**EXERCISE BRIEF**: Set down the data below from its first line to the line holding "plt.rcParams['font.family'] = ['Roboto', 'DejaVu", inclusive; omit all pictures.

╭──

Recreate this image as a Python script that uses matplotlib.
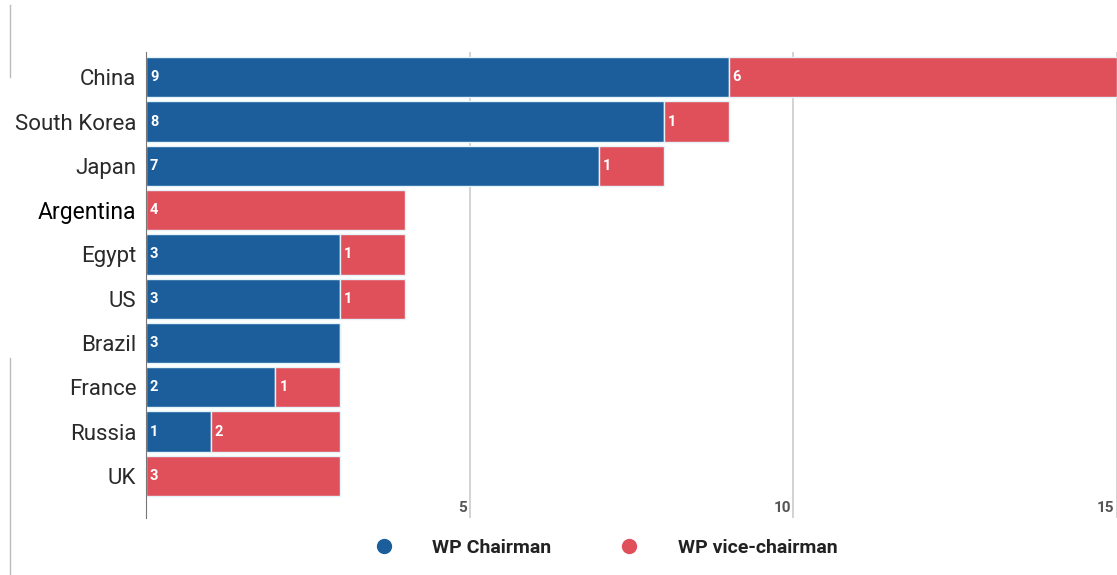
import numpy as np
import matplotlib.pyplot as plt
from matplotlib.lines import Line2D

# participación por país en los grupos de trabajo
paises = ["China", "South Korea", "Japan", "Argentina", "Egypt", "US",
          "Brazil", "France", "Russia", "UK"]
presidente = [9, 8, 7, 0, 3, 3, 3, 2, 1, 0]
vicepresidente = [6, 1, 1, 4, 1, 1, 0, 1, 2, 3]
marcas_x = [5, 10, 15]

azul = '#1b5e9b'
rojo = '#e0505a'

plt.rcParams['font.family'] = ['Roboto', 'DejaVu Sans']

fig = plt.figure(figsize=(11.17, 5.75), dpi=100)
ax = fig.add_axes([146 / 1117, 1 - 518 / 575, 1 - 146 / 1117, 466 / 575])

y = np.arange(len(paises))
ax.barh(y, presidente, height=0.91, color=azul, edgecolor='#e4f3f9', linewidth=1, zorder=2)
ax.barh(y, vicepresidente, left=presidente, height=0.91, color=rojo,
        edgecolor='#e4f3f9', linewidth=1, zorder=2)

# números dentro de cada tramo
for i in range(len(paises)):
    if presidente[i] > 0:
        ax.text(0.06, y[i], str(presidente[i]), color='white', fontsize=10.5,
                fontweight='bold', va='center', ha='left', zorder=3)
    if vicepresidente[i] > 0:
        ax.text(presidente[i] + 0.06, y[i], str(vicepresidente[i]), color='white',
                fontsize=10.5, fontweight='bold', va='center', ha='left', zorder=3)

ax.set_xlim(0, 15)
ax.set_ylim(9.95, -0.57)

for m in marcas_x:
    ax.axvline(m, color='#cccccc', linewidth=1.2, zorder=1)
    ax.text(m - 0.04, 9.72, str(m), color='#555555', fontsize=11,
            fontweight='bold', ha='right', va='center')

ax.set_yticks(y)
ax.set_yticklabels(paises, fontsize=16, color='#2a2a2a')
for etiqueta in ax.get_yticklabels():
    if etiqueta.get_text() == "Argentina":
        etiqueta.set_color('#000000')
        etiqueta.set_fontsize(16.5)
ax.tick_params(axis='y', length=0, pad=7)
ax.set_xticks([])

for lado in ['top', 'right', 'bottom']:
    ax.spines[lado].set_visible(False)
ax.spines['left'].set_color('#777777')
ax.spines['left'].set_linewidth(0.8)

# línea gris fina a la izquierda
fig.add_artist(Line2D([10 / 1117, 10 / 1117], [1 - 5 / 575, 1 - 77 / 575],
                      color='#bbbbbb', linewidth=1))
fig.add_artist(Line2D([10 / 1117, 10 / 1117], [1 - 358 / 575, 0],
                      color='#bbbbbb', linewidth=1))

manejadores = [
    Line2D([], [], marker='o', linestyle='none', markersize=10, color=azul),
    Line2D([], [], marker='o', linestyle='none', markersize=10, color=rojo),
]
fig.legend(manejadores, ["WP Chairman", "WP vice-chairman"], ncol=2,
           loc='center', bbox_to_anchor=(601 / 1117, 1 - 548 / 575),
           frameon=False, handletextpad=1.5, columnspacing=3.0,
           prop={'size': 14, 'weight': 'bold'}, labelcolor='#222222')

fig.savefig('out.png', dpi=100)
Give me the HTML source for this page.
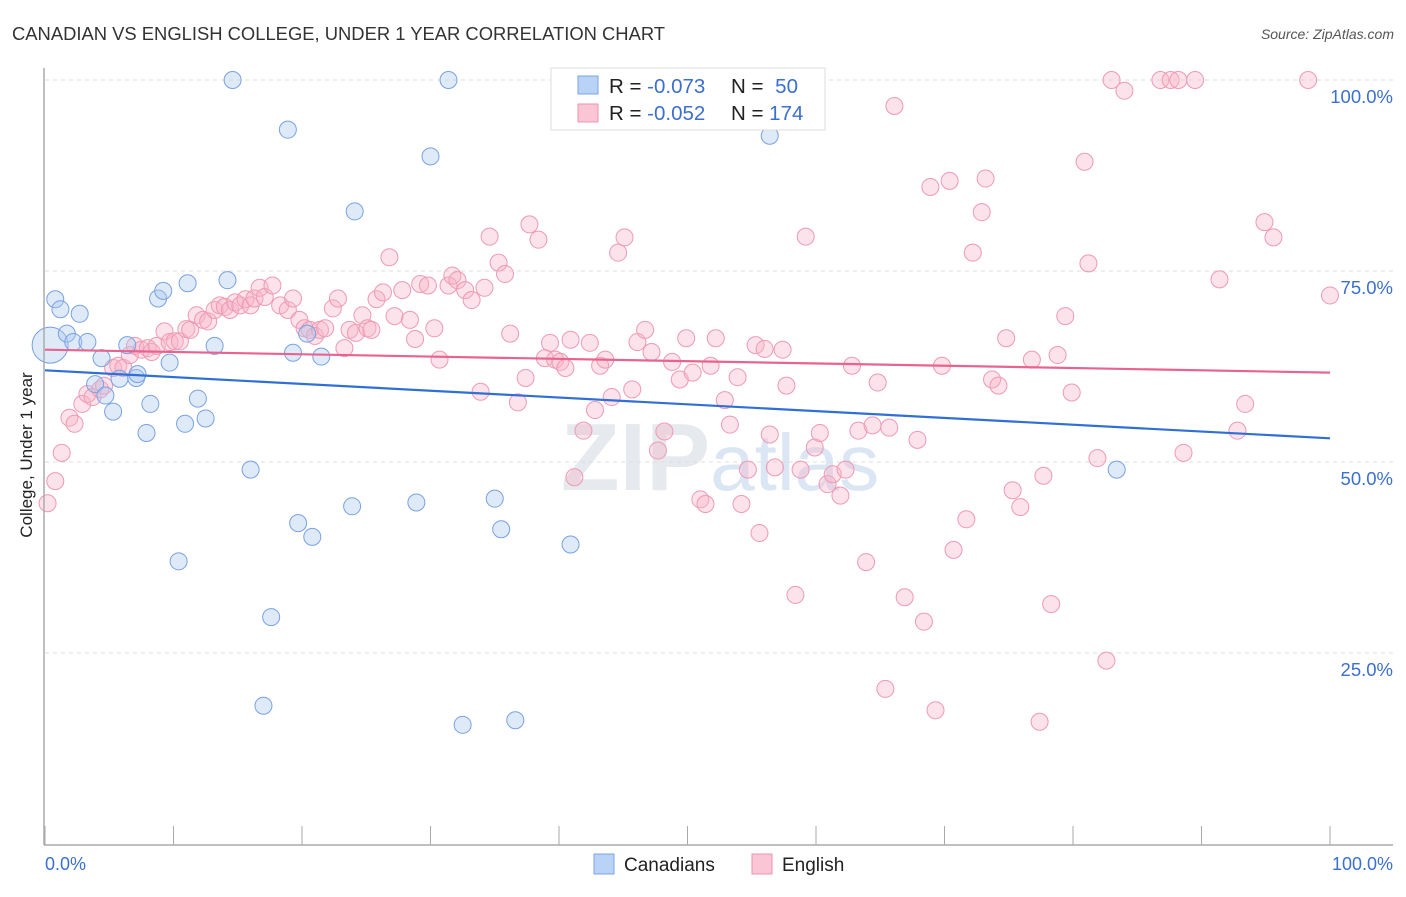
<!DOCTYPE html>
<html><head><meta charset="utf-8"><style>
body{margin:0;background:#fff;font-family:"Liberation Sans",sans-serif;}
svg text{font-family:"Liberation Sans",sans-serif;}
</style></head><body>
<svg id="chart" width="1406" height="892">
<text x="12" y="40" font-size="18.4" fill="#333">CANADIAN VS ENGLISH COLLEGE, UNDER 1 YEAR CORRELATION CHART</text>
<text x="1394" y="39" font-size="14" fill="#555" text-anchor="end" font-style="italic">Source: ZipAtlas.com</text>
<text x="720" y="490" font-size="96" fill="#e6e9ee" text-anchor="middle" font-family="Liberation Serif" font-weight="bold">ZIP<tspan fill="#dbe6f4" font-family="Liberation Sans" font-weight="normal" font-size="80">atlas</tspan></text>
<g id="grid"></g>
<g id="points"></g>
<g id="trends"></g>
<line x1="44" y1="68" x2="44" y2="845" stroke="#aaa" stroke-width="1.5"/>
<line x1="44" y1="845" x2="1393" y2="845" stroke="#aaa" stroke-width="1.5"/>
<g id="xticks"></g>
<text x="32" y="455" font-size="17" fill="#222" text-anchor="middle" transform="rotate(-90 32 455)">College, Under 1 year</text>
<text x="45" y="870" font-size="18" fill="#3b6fd0">0.0%</text>
<text x="1393" y="870" font-size="18" fill="#3b6fd0" text-anchor="end">100.0%</text>
<g>
<rect x="551" y="68" width="274" height="62" fill="#fff" stroke="#ddd"/>
<rect x="578" y="76" width="20" height="18" fill="#b8d3f5" stroke="#7ba4e0"/>
<rect x="578" y="104" width="20" height="18" fill="#fac6d5" stroke="#ee93ae"/>
<text x="609" y="93" font-size="20.5" fill="#222">R = <tspan fill="#3b6fd0">-0.073</tspan></text>
<text x="731" y="93" font-size="20.5" fill="#222">N = <tspan fill="#3b6fd0" dx="6">50</tspan></text>
<text x="609" y="120" font-size="20.5" fill="#222">R = <tspan fill="#3b6fd0">-0.052</tspan></text>
<text x="731" y="120" font-size="20.5" fill="#222">N = <tspan fill="#3b6fd0">174</tspan></text>
</g>
<g>
<rect x="594" y="854" width="20" height="20" fill="#b8d3f5" stroke="#7ba4e0"/>
<text x="624" y="871" font-size="19" fill="#222">Canadians</text>
<text x="782" y="871" font-size="19" fill="#222">English</text>
<rect x="752" y="854" width="20" height="20" fill="#fac6d5" stroke="#ee93ae"/>
</g>
</svg>
<script>
const yTicks=[100,75,50,25];
const yTickLabels=["100.0%","75.0%","50.0%","25.0%"];
const xTickVals=[0,10,20,30,40,50,60,70,80,90,100];
const blueX=[0.4,0.8,1.2,1.7,2.7,2.2,3.3,4.4,3.9,4.7,5.3,5.8,6.4,7.1,7.2,8.2,7.9,8.8,9.2,9.7,10.4,10.9,11.1,11.9,12.5,13.2,14.2,14.6,16.0,17.6,17.0,18.9,19.3,19.7,20.4,20.8,21.5,23.9,24.1,28.9,30.0,31.4,32.5,35.0,35.5,36.6,40.9,56.4,83.4,47.6];
const blueY=[65.3,71.3,70.0,66.8,69.4,65.7,65.7,63.6,60.2,58.7,56.6,60.9,65.3,61.0,61.5,57.6,53.8,71.4,72.4,63.0,37.0,55.0,73.4,58.3,55.7,65.2,73.8,100,49.0,29.7,18.1,93.5,64.3,42.0,66.8,40.2,63.8,44.2,82.8,44.7,90.0,100,15.6,45.2,41.2,16.2,39.2,92.7,49.0,100];
const pinkX=[0.2,0.8,1.3,1.9,2.3,2.9,3.3,3.7,4.3,4.6,5.3,5.7,6.1,6.6,7.0,7.5,8.0,8.3,8.7,9.3,9.7,10.1,10.5,11.0,11.3,11.8,12.3,12.7,13.2,13.6,14.0,14.4,14.8,15.2,15.6,16.0,16.3,16.7,17.1,17.7,18.3,18.9,19.3,19.8,20.2,20.6,21.0,21.4,21.8,22.4,22.8,23.3,23.7,24.2,24.7,25.1,25.4,25.8,26.3,26.8,27.2,27.8,28.4,28.8,29.2,29.8,30.3,30.7,31.4,31.7,32.1,32.7,33.2,33.9,34.2,34.6,35.3,35.8,36.2,36.8,37.4,37.7,38.4,38.9,39.3,39.7,40.1,40.5,40.9,41.2,41.9,42.4,42.8,43.2,43.6,44.1,44.6,45.1,45.7,46.1,46.7,47.2,47.7,48.2,48.8,49.4,49.9,50.4,51.0,51.4,51.8,52.2,52.9,53.3,53.9,54.2,54.7,55.3,55.6,56.0,56.4,56.8,57.4,57.7,58.4,58.8,59.2,59.9,60.3,60.9,61.3,61.9,62.3,62.8,63.3,63.9,64.4,64.8,65.4,65.7,66.1,66.9,67.9,68.4,68.9,69.3,69.8,70.4,70.7,71.7,72.2,72.9,73.2,73.7,74.2,74.8,75.3,75.9,76.8,77.4,77.7,78.3,78.8,79.4,79.9,80.9,81.2,81.9,82.6,83.0,84.0,86.8,87.6,88.2,89.5,88.6,91.4,92.8,93.4,94.9,95.6,98.3,100];
const pinkY=[44.6,47.5,51.2,55.8,55.0,57.6,58.9,58.5,59.5,60.0,62.3,62.6,62.3,64.0,65.2,64.7,64.9,64.4,65.2,67.1,65.7,65.8,65.8,67.4,67.3,69.2,68.6,68.4,69.9,70.5,70.3,69.9,70.9,70.5,71.3,70.5,71.4,72.8,71.6,73.1,70.5,69.9,71.4,68.6,67.5,67.3,66.5,67.3,67.5,70.1,71.4,64.9,67.3,66.9,69.2,67.5,67.3,71.3,72.2,76.8,69.1,72.5,68.6,66.1,73.3,73.1,67.5,63.4,73.1,74.4,73.8,72.5,71.2,59.2,72.8,79.5,76.1,74.6,66.8,57.8,61.0,81.1,79.1,63.6,65.6,63.4,63.1,62.3,66.0,48.0,54.1,65.6,56.8,62.6,63.4,58.5,77.4,79.4,59.5,65.7,67.3,64.4,51.5,54.0,63.1,60.8,66.2,61.7,45.1,44.5,62.6,66.2,58.1,54.9,61.1,44.5,49.0,65.3,40.7,64.8,53.6,49.3,64.7,60.0,32.6,49.0,79.5,51.9,53.8,47.1,48.4,45.6,49.0,62.6,54.1,36.9,54.8,60.4,20.3,54.5,96.6,32.3,52.9,29.1,86.0,17.5,62.6,86.8,38.5,42.5,77.4,82.7,87.1,60.8,60.0,66.2,46.3,44.1,63.4,16.0,48.2,31.4,64.0,69.1,59.1,89.3,76.0,50.5,24.0,100,98.6,100,100,100,100,51.2,73.9,54.1,57.6,81.4,79.4,100,71.8];
const blueTrend=[62.0,53.1];
const pinkTrend=[64.7,61.7];
const NS="http://www.w3.org/2000/svg";
const X0=45,X1=1330,Y0=844,Y1=80;
function sx(v){return X0+(X1-X0)*v/100;}
function sy(v){return Y0-(Y0-Y1)*v/100;}
function mk(tag,attrs,parent){const e=document.createElementNS(NS,tag);for(const k in attrs)e.setAttribute(k,attrs[k]);parent.appendChild(e);return e;}
const grid=document.getElementById('grid');
yTicks.forEach((t,i)=>{
  const l=mk('line',{x1:45,x2:1393,y1:sy(t),y2:sy(t),stroke:'#ddd','stroke-dasharray':'4,4'},grid);
  
  
  const tx=mk('text',{x:1393,y:sy(t)+23,'font-size':18.5,fill:'#3b6fd0','text-anchor':'end'},grid);
  tx.textContent=yTickLabels[i];
  
  
});
const xt=document.getElementById('xticks');
xTickVals.forEach(v=>{
  const l=mk('line',{x1:sx(v),x2:sx(v),y1:826,y2:845,stroke:'#aaa'},xt);
  
  
});
const pts=document.getElementById('points');
pinkX.forEach((x,i)=>{
  const c=mk('circle',{cx:sx(x),cy:sy(pinkY[i]),r:8.5,fill:'rgba(248,180,200,0.38)',stroke:'#ee9ab3','stroke-width':1},pts);
  
  
});
blueX.forEach((x,i)=>{
  const c=mk('circle',{cx:sx(x),cy:sy(blueY[i]),r:i===0?18:8.5,fill:'rgba(170,200,240,0.38)',stroke:'#78a2e2','stroke-width':1},pts);
  
  
});
const tr=document.getElementById('trends');
const bl=mk('line',{x1:sx(0),y1:sy(blueTrend[0]),x2:sx(100),y2:sy(blueTrend[1]),stroke:'#2f6fd6','stroke-width':2.2},tr);


const pl=mk('line',{x1:sx(0),y1:sy(pinkTrend[0]),x2:sx(100),y2:sy(pinkTrend[1]),stroke:'#e8648f','stroke-width':2.2},tr);


</script>
</body></html>
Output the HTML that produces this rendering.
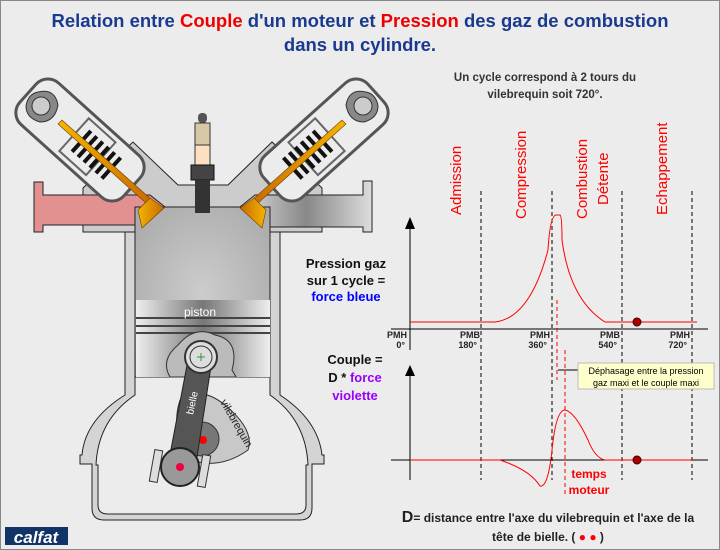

╰──

**FULL OUTPUT**:
Recreate this image as a Python script that uses matplotlib.
import numpy as np
import matplotlib.pyplot as plt
from matplotlib.lines import Line2D

# participación por país en los grupos de trabajo
paises = ["China", "South Korea", "Japan", "Argentina", "Egypt", "US",
          "Brazil", "France", "Russia", "UK"]
presidente = [9, 8, 7, 0, 3, 3, 3, 2, 1, 0]
vicepresidente = [6, 1, 1, 4, 1, 1, 0, 1, 2, 3]
marcas_x = [5, 10, 15]

azul = '#1b5e9b'
rojo = '#e0505a'

plt.rcParams['font.family'] = ['Roboto', 'DejaVu Sans']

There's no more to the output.